Sending structured messages containing a binary member: what is copied?

I would like to pass on incoming file upload as separate chunks down a GenStage, but I would like some expert advice/confirmation on my thinking. I also would like to know of anything Elixir might handle differently.

When reading the binary chunks from the Plug connection, I want to create a tuple per chunk. The binary chunk is one of the message tuple fields. When a message is sent from one process to another, the message is copied and then linked into the mailbox of the target process according this and this page.

The documentation on Erlang binaries mention that the real binary data is handled off-heap, with a ProcBin wrapper on-heap.

So, if I create a tuple message containing a binary, am I right that only the tuple with the ProcBin wrapper is copied into the target mailbox and the real binary data is not?

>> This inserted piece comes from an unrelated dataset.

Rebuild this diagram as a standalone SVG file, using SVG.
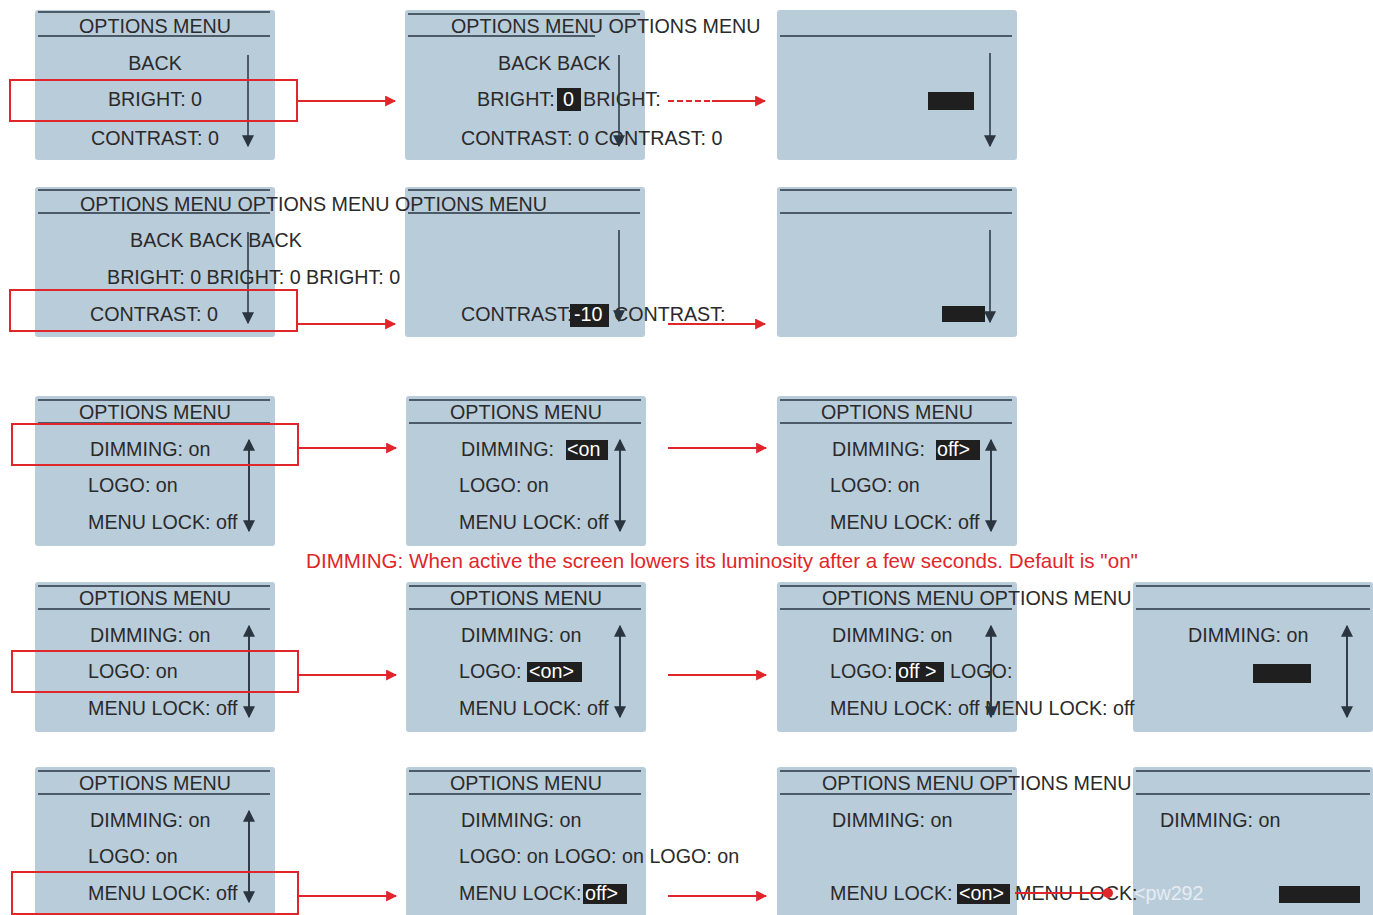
<svg xmlns="http://www.w3.org/2000/svg" width="1373" height="915" viewBox="0 0 1373 915">
<defs>
<style>
.p{fill:#b9ccda}
.h{stroke:#2a3540;stroke-width:1.5}
text{font-family:"Liberation Sans",Arial,sans-serif;font-size:19.7px;fill:#2a2a2a}
.c{text-anchor:middle}
.w{fill:#fff}
.s{stroke:#2a3540;stroke-width:1.5;fill:none}
.rb{fill:none;stroke:#e0262a;stroke-width:2}
.ra{stroke:#e0262a;stroke-width:2;fill:none}
.k{fill:#1f1f1f}
</style>
<marker id="ah" viewBox="0 0 10 10" refX="9" refY="5" markerWidth="12" markerHeight="12" markerUnits="userSpaceOnUse" orient="auto"><path d="M0,0L10,5L0,10z" fill="#2a3540"/></marker>
<marker id="ra" viewBox="0 0 10 10" refX="9" refY="5" markerWidth="11" markerHeight="11" markerUnits="userSpaceOnUse" orient="auto"><path d="M0,0L10,5L0,10z" fill="#e0262a"/></marker>
</defs>
<rect width="1373" height="915" fill="#fff"/>

<!-- Row 1 -->
<g id="r1a"><rect class="p" x="35" y="10" width="240" height="150" rx="3"/><line class="h" x1="38" y1="12" x2="270" y2="12"/><line class="h" x1="38" y1="36" x2="270" y2="36"/>
<text class="c" x="155" y="33">OPTIONS MENU</text><text class="c" x="155" y="70">BACK</text><text class="c" x="155" y="106">BRIGHT: 0</text><text class="c" x="155" y="145">CONTRAST: 0</text>
<line class="s" x1="248" y1="55" x2="248" y2="146" marker-end="url(#ah)"/></g>
<g id="r1c"><rect class="p" x="777" y="10" width="240" height="150" rx="3"/><line class="h" x1="780" y1="36" x2="1012" y2="36"/>
<rect class="k" x="928" y="92" width="46" height="18"/>
<line class="s" x1="990" y1="53" x2="990" y2="146" marker-end="url(#ah)"/></g>
<g id="r1b"><rect class="p" x="405" y="10" width="240" height="150" rx="3"/><line class="h" x1="408" y1="14" x2="640" y2="14"/><line class="h" x1="408" y1="36" x2="595" y2="36"/>
<text x="451" y="33">OPTIONS MENU OPTIONS MENU</text><text x="498" y="70">BACK BACK</text>
<text x="477" y="106">BRIGHT:</text><rect class="k" x="557" y="88" width="24" height="23"/><text class="w" x="563" y="106">0</text><text x="583" y="106">BRIGHT:</text>
<text x="461" y="145">CONTRAST: 0 CONTRAST: 0</text>
<line class="s" x1="619" y1="55" x2="619" y2="146" marker-end="url(#ah)"/></g>

<!-- Row 2 -->
<g id="r2c"><rect class="p" x="777" y="187" width="240" height="150" rx="3"/><line class="h" x1="780" y1="190" x2="1012" y2="190"/><line class="h" x1="780" y1="213" x2="1012" y2="213"/>
<rect class="k" x="942" y="306" width="43" height="16"/>
<line class="s" x1="990" y1="230" x2="990" y2="322" marker-end="url(#ah)"/></g>
<g id="r2b"><rect class="p" x="405" y="187" width="240" height="150" rx="3"/><line class="h" x1="408" y1="190" x2="640" y2="190"/><line class="h" x1="408" y1="213" x2="640" y2="213"/>
<text x="461" y="321">CONTRAST:</text><rect class="k" x="570" y="304" width="39" height="23"/><text class="w" x="574" y="321">-10</text><text x="614" y="321">CONTRAST:</text>
<line class="s" x1="619" y1="230" x2="619" y2="321" marker-end="url(#ah)"/></g>
<g id="r2a"><rect class="p" x="35" y="187" width="240" height="150" rx="3"/><line class="h" x1="38" y1="190" x2="270" y2="190"/><line class="h" x1="38" y1="213" x2="270" y2="213"/>
<text x="80" y="211">OPTIONS MENU OPTIONS MENU OPTIONS MENU</text><text x="130" y="247">BACK BACK BACK</text><text x="107" y="284">BRIGHT: 0 BRIGHT: 0 BRIGHT: 0</text><text x="90" y="321">CONTRAST: 0</text>
<line class="s" x1="248" y1="232" x2="248" y2="323" marker-end="url(#ah)"/></g>

<!-- Row 3 -->
<g id="r3a"><rect class="p" x="35" y="396" width="240" height="150" rx="3"/><line class="h" x1="38" y1="400" x2="270" y2="400"/><line class="h" x1="38" y1="423" x2="270" y2="423"/>
<text class="c" x="155" y="419">OPTIONS MENU</text><text x="90" y="456">DIMMING: on</text><text x="88" y="492">LOGO: on</text><text x="88" y="529">MENU LOCK: off</text>
<line class="s" x1="249" y1="530" x2="249" y2="440" marker-end="url(#ah)"/><line class="s" x1="249" y1="445" x2="249" y2="531" marker-end="url(#ah)"/></g>
<g id="r3b"><rect class="p" x="406" y="396" width="240" height="150" rx="3"/><line class="h" x1="409" y1="400" x2="641" y2="400"/><line class="h" x1="409" y1="423" x2="641" y2="423"/>
<text class="c" x="526" y="419">OPTIONS MENU</text><text x="461" y="456">DIMMING:</text><rect class="k" x="566" y="440" width="42" height="20"/><text class="w" x="567" y="456">&lt;on</text><text x="459" y="492">LOGO: on</text><text x="459" y="529">MENU LOCK: off</text>
<line class="s" x1="620" y1="530" x2="620" y2="440" marker-end="url(#ah)"/><line class="s" x1="620" y1="445" x2="620" y2="531" marker-end="url(#ah)"/></g>
<g id="r3c"><rect class="p" x="777" y="396" width="240" height="150" rx="3"/><line class="h" x1="780" y1="400" x2="1012" y2="400"/><line class="h" x1="780" y1="423" x2="1012" y2="423"/>
<text class="c" x="897" y="419">OPTIONS MENU</text><text x="832" y="456">DIMMING:</text><rect class="k" x="936" y="440" width="44" height="20"/><text class="w" x="937" y="456">off&gt;</text><text x="830" y="492">LOGO: on</text><text x="830" y="529">MENU LOCK: off</text>
<line class="s" x1="991" y1="530" x2="991" y2="440" marker-end="url(#ah)"/><line class="s" x1="991" y1="445" x2="991" y2="531" marker-end="url(#ah)"/></g>
<text x="722" y="568" class="c" style="fill:#e0262a;font-size:20.6px">DIMMING: When active the screen lowers its luminosity after a few seconds. Default is "on"</text>

<!-- Row 4 -->
<g id="r4a"><rect class="p" x="35" y="582" width="240" height="150" rx="3"/><line class="h" x1="38" y1="586" x2="270" y2="586"/><line class="h" x1="38" y1="609" x2="270" y2="609"/>
<text class="c" x="155" y="605">OPTIONS MENU</text><text x="90" y="642">DIMMING: on</text><text x="88" y="678">LOGO: on</text><text x="88" y="715">MENU LOCK: off</text>
<line class="s" x1="249" y1="716" x2="249" y2="626" marker-end="url(#ah)"/><line class="s" x1="249" y1="631" x2="249" y2="717" marker-end="url(#ah)"/></g>
<g id="r4b"><rect class="p" x="406" y="582" width="240" height="150" rx="3"/><line class="h" x1="409" y1="586" x2="641" y2="586"/><line class="h" x1="409" y1="609" x2="641" y2="609"/>
<text class="c" x="526" y="605">OPTIONS MENU</text><text x="461" y="642">DIMMING: on</text><text x="459" y="678">LOGO:</text><rect class="k" x="527" y="662" width="55" height="20"/><text class="w" x="529" y="678">&lt;on&gt;</text><text x="459" y="715">MENU LOCK: off</text>
<line class="s" x1="620" y1="716" x2="620" y2="626" marker-end="url(#ah)"/><line class="s" x1="620" y1="631" x2="620" y2="717" marker-end="url(#ah)"/></g>
<g id="r4d"><rect class="p" x="1133" y="582" width="240" height="150" rx="3"/><line class="h" x1="1136" y1="586" x2="1370" y2="586"/><line class="h" x1="1136" y1="609" x2="1370" y2="609"/>
<text x="1188" y="642">DIMMING: on</text><rect class="k" x="1253" y="664" width="58" height="19"/>
<line class="s" x1="1347" y1="716" x2="1347" y2="626" marker-end="url(#ah)"/><line class="s" x1="1347" y1="631" x2="1347" y2="717" marker-end="url(#ah)"/></g>
<g id="r4c"><rect class="p" x="777" y="582" width="240" height="150" rx="3"/><line class="h" x1="780" y1="586" x2="1012" y2="586"/><line class="h" x1="780" y1="609" x2="1012" y2="609"/>
<text x="822" y="605">OPTIONS MENU OPTIONS MENU</text><text x="832" y="642">DIMMING: on</text><text x="830" y="678">LOGO:</text><rect class="k" x="896" y="662" width="48" height="20"/><text class="w" x="898" y="678">off &gt;</text><text x="950" y="678">LOGO:</text><text x="830" y="715">MENU LOCK: off MENU LOCK: off</text>
<line class="s" x1="991" y1="716" x2="991" y2="626" marker-end="url(#ah)"/><line class="s" x1="991" y1="631" x2="991" y2="717" marker-end="url(#ah)"/></g>

<!-- Row 5 -->
<g id="r5a"><rect class="p" x="35" y="767" width="240" height="150" rx="3"/><line class="h" x1="38" y1="771" x2="270" y2="771"/><line class="h" x1="38" y1="794" x2="270" y2="794"/>
<text class="c" x="155" y="790">OPTIONS MENU</text><text x="90" y="827">DIMMING: on</text><text x="88" y="863">LOGO: on</text><text x="88" y="900">MENU LOCK: off</text>
<line class="s" x1="249" y1="901" x2="249" y2="811" marker-end="url(#ah)"/><line class="s" x1="249" y1="816" x2="249" y2="902" marker-end="url(#ah)"/></g>
<g id="r5b"><rect class="p" x="406" y="767" width="240" height="150" rx="3"/><line class="h" x1="409" y1="771" x2="641" y2="771"/><line class="h" x1="409" y1="794" x2="641" y2="794"/>
<text class="c" x="526" y="790">OPTIONS MENU</text><text x="461" y="827">DIMMING: on</text><text x="459" y="863">LOGO: on LOGO: on LOGO: on</text><text x="459" y="900">MENU LOCK:</text><rect class="k" x="583" y="884" width="44" height="20"/><text class="w" x="585" y="900">off&gt;</text></g>
<g id="r5d"><rect class="p" x="1133" y="767" width="240" height="150" rx="3"/><line class="h" x1="1136" y1="771" x2="1370" y2="771"/><line class="h" x1="1136" y1="794" x2="1370" y2="794"/>
<text x="1160" y="827">DIMMING: on</text><rect class="k" x="1279" y="886" width="81" height="17"/></g>
<g id="r5c"><rect class="p" x="777" y="767" width="240" height="150" rx="3"/><line class="h" x1="780" y1="771" x2="1012" y2="771"/><line class="h" x1="780" y1="794" x2="1012" y2="794"/>
<text x="822" y="790">OPTIONS MENU OPTIONS MENU</text><text x="832" y="827">DIMMING: on</text><text x="830" y="900">MENU LOCK:</text><rect class="k" x="957" y="884" width="53" height="20"/><text class="w" x="959" y="900">&lt;on&gt;</text><text x="1015" y="900">MENU LOCK:</text><text x="1134" y="900" style="fill:#e6edf2">&lt;pw292</text></g>

<g id="connectors">
<rect class="rb" x="10" y="80" width="287" height="41"/>
<rect class="rb" x="10" y="290" width="287" height="41"/>
<rect class="rb" x="12" y="424" width="286" height="41"/>
<rect class="rb" x="12" y="651" width="286" height="41"/>
<rect class="rb" x="12" y="872" width="286" height="42"/>
<line class="ra" x1="297" y1="101" x2="395" y2="101" marker-end="url(#ra)"/>
<line class="ra" x1="297" y1="324" x2="395" y2="324" marker-end="url(#ra)"/>
<line class="ra" x1="298" y1="448" x2="396" y2="448" marker-end="url(#ra)"/>
<line class="ra" x1="298" y1="675" x2="396" y2="675" marker-end="url(#ra)"/>
<line class="ra" x1="298" y1="896" x2="396" y2="896" marker-end="url(#ra)"/>
<line class="ra" x1="668" y1="101" x2="712" y2="101" stroke-dasharray="6,3"/>
<line class="ra" x1="712" y1="101" x2="765" y2="101" marker-end="url(#ra)"/>
<line class="ra" x1="668" y1="324" x2="765" y2="324" marker-end="url(#ra)"/>
<line class="ra" x1="668" y1="448" x2="766" y2="448" marker-end="url(#ra)"/>
<line class="ra" x1="668" y1="675" x2="766" y2="675" marker-end="url(#ra)"/>
<line class="ra" x1="668" y1="896" x2="766" y2="896" marker-end="url(#ra)"/>
<line class="ra" x1="1015" y1="893" x2="1108" y2="893"/>
<circle cx="1108" cy="893" r="5" fill="#e0262a"/>
</g>
</svg>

Assume that everything is copied, unless you can guarantee that the receiver is on the same Node.

If they are on the same Node the binheap will be used for binaries larger than a threshold, but I’m not sure how large this threshold is.

@NobbZ I can guarantee that the receiver is on the same Node as I am the one starting the aformentioned GenStage when a new file upload is triggered on the Node.

If I look at the documentation (see link in initial post), I see a difference between Heap binaries and Refc binaries on a threshold of 64 bytes. Is that the threshold you are referring to?

While that section is of course correct it does manage to hide some of the basics. So small binaries, less than 64 bytes, are stored on the process heap and are copied when sent in messages, while large binaries, greater than 64 bytes, are store off the process heaps in the refc memory and are not copied when sent in messages. This is completely transparent to the user. It also means that Erlang is usable for streaming large amounts of data and has been used for video streaming applications.

There are a few caveats though:

  • Seeing binaries in the refc memory can be referenced by many processes it can take a longer time for then to be garbage collected which can cause problems.
  • If you make a sub-binary, however small, of a large binary in refc memory then you will keep a reference to the large binary which means that it will not be collected. See binary:copy for a solution.

Everything is a trade-off. :wink:

I prefer to think of refc memory as the large binary space.

8 Likes

@rvirding is there any way I can get notified at runtime when refc binaries are copied? Log messages, profiler, … ?

Additionally, starting in OTP 20, “literals” are not copied. Literals are any constant compile-time values - lists, tuples, strings, maps, etc. All components of a tuple/list/map have to be literals as well, so [1, 2] is a literal, while [1, foo] is not.

2 Likes